Soru: Kişi Zohar Kitabı’na giriş yaptığında kendisi için ne keşfeder?

Cevap: Kişi bu kitabın anlattığı uçsuz bucaksız dünyayı hissetmeye başlar. Dünya aniden küresel bir ekran gibi dört bir yandan önüne açılır.

Üstelik sadece bir ekran gibi uzaklaşarak hareket etmez, giderek buharlaşan karanlık ışıkla dolu bir küreymiş gibi yavaşça kaybolur ve sizinle genel güç olan Yaradan arasında karşılıklı bağ hisleri olan bir kozmosun içindeymişsin gibi bir his olur.

Bu arada, uzayda bulunmuş birçok insan bu şekilde hisseder. Dünya sakinlerinin etkisinden kopukturlar ve Dünya’nın sürekli baskısı altında olmalarına rağmen, hala insanlığın farklı bir amacı olduğunu, evrenin düşüncelerle dolu olduğunu hissederler ve bu büyük bir vizyondur. Bu his hakkında, uzayda var olduğu için değil, Dünya orada onlara baskı yapmadığı için bahsediyorlar.

Soru: İnsanlar defalarca manevi bir durumu görselleştirmeye ve bazı görüntüler veya 3D grafikler icat etmeye çalıştılar, ancak bunların hepsi çok sınırlı. Ve duyulara göre, kişi sadece ışığı mı algılar? Bunu kelimelerin ve görüntülerin yardımıyla aktarmak nasıl mümkün olabilir?

Cevap: Hiçbir şey aktarılamaz! İpucu yok! Makaleler var ve makaleye göre bir şeyler hissederseniz hissedersiniz; hissetmezseniz, o zaman yoktur.

Bu hisler aktarılamaz çünkü onlara yeterince uyum sağlayamıyoruz.
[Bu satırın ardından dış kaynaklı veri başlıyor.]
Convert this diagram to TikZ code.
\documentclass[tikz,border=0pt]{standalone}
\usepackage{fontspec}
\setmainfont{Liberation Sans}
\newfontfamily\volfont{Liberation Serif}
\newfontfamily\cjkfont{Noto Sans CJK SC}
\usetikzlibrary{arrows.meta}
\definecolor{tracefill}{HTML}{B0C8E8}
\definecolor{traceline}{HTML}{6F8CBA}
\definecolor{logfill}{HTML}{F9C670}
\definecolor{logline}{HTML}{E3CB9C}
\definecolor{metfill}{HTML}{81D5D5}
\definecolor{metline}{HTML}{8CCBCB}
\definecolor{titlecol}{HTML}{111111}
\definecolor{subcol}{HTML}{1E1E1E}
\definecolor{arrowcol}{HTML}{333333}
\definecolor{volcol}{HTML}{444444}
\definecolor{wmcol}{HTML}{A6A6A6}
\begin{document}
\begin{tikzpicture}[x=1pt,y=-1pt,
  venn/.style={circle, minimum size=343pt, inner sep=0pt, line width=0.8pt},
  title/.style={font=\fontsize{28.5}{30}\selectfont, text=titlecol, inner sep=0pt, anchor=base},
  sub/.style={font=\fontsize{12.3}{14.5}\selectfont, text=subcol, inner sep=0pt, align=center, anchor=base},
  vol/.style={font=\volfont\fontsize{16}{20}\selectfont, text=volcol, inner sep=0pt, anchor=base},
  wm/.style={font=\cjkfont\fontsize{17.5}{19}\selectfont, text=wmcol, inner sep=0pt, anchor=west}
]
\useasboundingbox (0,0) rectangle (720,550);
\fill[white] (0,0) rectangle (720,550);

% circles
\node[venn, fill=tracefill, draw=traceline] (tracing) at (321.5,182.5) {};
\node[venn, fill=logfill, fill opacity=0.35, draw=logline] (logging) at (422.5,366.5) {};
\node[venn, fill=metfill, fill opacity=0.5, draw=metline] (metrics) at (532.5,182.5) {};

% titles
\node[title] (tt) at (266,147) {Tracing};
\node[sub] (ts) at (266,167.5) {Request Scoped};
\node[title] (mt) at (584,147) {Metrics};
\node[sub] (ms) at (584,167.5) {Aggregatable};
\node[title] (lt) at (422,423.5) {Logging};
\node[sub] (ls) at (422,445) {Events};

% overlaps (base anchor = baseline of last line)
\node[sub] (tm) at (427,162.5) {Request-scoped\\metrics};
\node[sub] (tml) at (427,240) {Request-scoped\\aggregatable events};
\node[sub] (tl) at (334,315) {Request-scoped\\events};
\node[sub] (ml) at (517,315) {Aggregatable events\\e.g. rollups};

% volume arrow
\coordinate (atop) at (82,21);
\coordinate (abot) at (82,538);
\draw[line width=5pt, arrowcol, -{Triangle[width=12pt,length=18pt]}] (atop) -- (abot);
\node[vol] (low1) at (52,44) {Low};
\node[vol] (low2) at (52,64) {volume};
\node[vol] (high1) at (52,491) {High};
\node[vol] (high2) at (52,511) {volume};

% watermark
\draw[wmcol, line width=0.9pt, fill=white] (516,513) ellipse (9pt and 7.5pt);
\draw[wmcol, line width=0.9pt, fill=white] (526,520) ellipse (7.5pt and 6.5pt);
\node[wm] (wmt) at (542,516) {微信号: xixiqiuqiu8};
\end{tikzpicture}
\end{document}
Beş duyunuzda tuzlu, acı, tatlı veya bazı sesler, bazı kokular ya da dokunuşlar vb. hisler varsa, o zaman size bir şey aktarılabilir. Hatırlarsınız ya da anlarsınız.
Ve bu duyu organına ve arşivine sahip değilseniz, buna bağlı belirli bir dizi izlenim yoksa hiçbir şey yapılamaz.

Kabalistik Bilgi Aktarmak İçin Diller

Yorum: Zohar Kitabı‘nda pek çok farklı isim var, ancak Baal HaSulam, özellikle Talmud Eser Sefirot’ta daha fazla manevi terminolojiye sahiptir.

Cevabım: Fark nedir? Bu sadece bir tanımlama. Manevi dünyayı tanımlamak için dört dilimiz var: Tora’nın dili, Talmud’un dili, efsanelerin dili ve Kabalistik dil.

Kabalistik dil en doğrudur çünkü tüm seviyeleri, nitelikleri ve etkileşimleri matematiksel ve fiziksel olarak tarif eder. Elbette bu lirik bir dil değil; bu kuru bir dildir. Ama ne yapabiliriz? Bilimde bu hep böyledir!

Diyelim ki şimdi ağlıyorsunuz ve üzgün hissediyorsunuz. “Ona on gram filan şeyden verin” diyorum. Sana enjekte ediyorlar, sen sakinleşiyorsun ve ben diyorum ki: “Şimdi bu heyecan seviyesinden şu heyecan seviyeye indi.”

Zohar, ne kadar “enjeksiyona” ihtiyacınız olduğunu ve hangi seviyeden hangi seviyeye ineceğinizi işte böyle anlatır. Ama aynı zamanda, duyularınızı aktarmaz. Ancak farklı bir formda yani farklı bir tanımla bunları aktaracaktır.

Bu nedenle fark etmez çünkü aynı şeyden bahsediyoruz; sadece kişiye farklı açılardan yaklaşıyoruz.